[Coco] noob question

Joel Rees joel.rees at gmail.com
Wed Nov 8 00:29:39 EST 2017


2017/11/08 6:23 "Randy Weaver" <emceesquared at gmail.com>:
>
> I'm used to coding in c#... an event driven language.

I'd urge you to convince yourself to call C# a language containing
grammatical suuport for an event-driven run-time architecture.

Separate the concepts of language and run-time architecture in your mind.

> Actions are hooked to events that "raise" a function I wrote to do
> something.

In other words, Microsoft gives you their event parsing loop and requires
you to interact with it their way.

> I'm trying to wrap my head around how you would achieve similar behavior
on
> a coco.

You would probably prefer not to. Huge waste of resources supporting the C#
runtime.

> I suppose a loop that kept polling for statuses that I'm interested in.

Heh. Well, that's one of the things you need, anyway.

> IRQs are interesting too but do they fire 60 times a second?

My memory is that the IRQ timing can be altered a little. (And we won't
mention Europe.) And that there are other interrupt sources as well. You'll
need to muck around in the hardware docs for the mainboard and the various
parts. And ask questions as you see things to ask about.

But, until things become a little more clear, thinking that way can be a
good start.

>  And what
> happens when my check doesn't complete in 1/60th of a second. does it fire
> again?

Heh. If you don't know, nobody knows.

Extended Color Basic defines a rather complex but crude run-time that some
here have used (partially) to varying degrees of success. It is not
recommended. Do not look for event processing support in ECB.
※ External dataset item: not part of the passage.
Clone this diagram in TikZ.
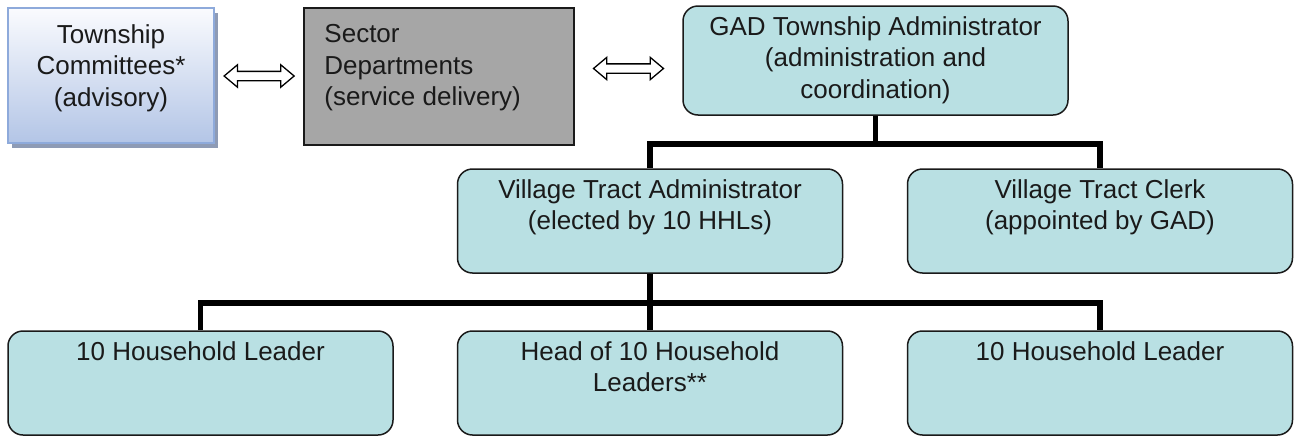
\documentclass[tikz,border=0pt]{standalone}
\usepackage{fontspec}
\setmainfont{Liberation Sans}
\usepackage{xcolor}
\definecolor{tealfill}{HTML}{B9E0E3}
\definecolor{boxline}{HTML}{1A1A1A}
\definecolor{sectorgray}{HTML}{A6A6A6}
\definecolor{cmtop}{HTML}{FAFBFE}
\definecolor{cmbottom}{HTML}{B3C5E6}
\definecolor{cmline}{HTML}{8EAADB}
\definecolor{cmshadow}{HTML}{8E9BB5}
\usetikzlibrary{shapes.arrows,positioning,calc,shadows}

\begin{document}
\begin{tikzpicture}[x=1pt,y=-1pt,
    font=\fontsize{26}{31.5}\selectfont,
    tealbox/.style={draw=boxline,line width=1.5pt,fill=tealfill,rounded corners=15pt,
      minimum width=385pt,minimum height=104pt,inner sep=0pt},
    boxtext/.style={inner sep=0pt,align=center,text=boxline},
    linkbar/.style={draw=black,line width=5.5pt},
    dblarrow/.style={double arrow,draw=black,fill=white,line width=1.3pt,
      minimum height=70pt,inner sep=0pt,inner ysep=4pt,double arrow head extend=6.5pt,
      double arrow tip angle=80}]
  \useasboundingbox (0,0) rectangle (1296,437);

  % top row
  \node[draw=cmline,line width=2pt,top color=cmtop,bottom color=cmbottom,
    minimum width=206pt,minimum height=135pt,inner sep=0pt,
    drop shadow={shadow xshift=4pt,shadow yshift=-5pt,fill=cmshadow,opacity=1}]
    (tc) at (111,75.5) {};
  \node[boxtext,below=17pt of tc.north] (tc-t) {Township\\Committees*\\(advisory)};

  \node[draw=boxline,line width=1.5pt,fill=sectorgray,minimum width=270pt,
    minimum height=137pt,inner sep=0pt] (sd) at (439,76.5) {};
  \node[boxtext,align=left,anchor=north west] (sd-t) at ($(sd.north west)+(21,17)$)
    {Sector\\Departments\\(service delivery)};

  \node[tealbox,minimum height=109pt] (gad) at (875.5,60.5) {};
  \node[boxtext,below=11pt of gad.north] (gad-t)
    {GAD Township Administrator\\(administration and\\coordination)};

  \node[dblarrow] (ar1) at ($(tc.east)!.5!(sd.west)$) {};
  \node[dblarrow] (ar2) at ($(sd.east)!.5!(gad.west)$) {};

  % village tract
  \node[tealbox] (vta) at (650,221) {};
  \node[boxtext,below=11pt of vta.north] (vta-t)
    {Village Tract Administrator\\(elected by 10 HHLs)};
  \node[tealbox] (vtc) at (1100,221) {};
  \node[boxtext,below=11pt of vtc.north] (vtc-t)
    {Village Tract Clerk\\(appointed by GAD)};

  % household leaders
  \node[tealbox] (hl1) at (200.5,383) {};
  \node[boxtext,below=11pt of hl1.north] (hl1-t) {10 Household Leader};
  \node[tealbox] (head) at (650,383) {};
  \node[boxtext,below=11pt of head.north] (head-t) {Head of 10 Household\\Leaders**};
  \node[tealbox] (hl2) at (1100,383) {};
  \node[boxtext,below=11pt of hl2.north] (hl2-t) {10 Household Leader};

  % links
  \coordinate (bus1) at (gad.south |- 0,144);
  \coordinate (bus2) at (vta.south |- 0,303);
  \draw[linkbar] (gad.south) -- (bus1);
  \draw[linkbar] (vta.north) |- (bus1) -| (vtc.north);
  \draw[linkbar] (vta.south) -- (head.north);
  \draw[linkbar] (hl1.north) |- (bus2) -| (hl2.north);
\end{tikzpicture}
\end{document}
OS-9/6809 defines a much cleaner run-time, and provides both primitives and
higher-level suuport for event processing, but there will still be some
assembly required if you need support for a full event model. But you are
likely to find you don't need the full model, even if you need parts, and
OS-9/6809 is pretty rich in a slightly different model of multitasking. You
also get a C compiler (ancient, ca. K&R version) in OS-9, which may help.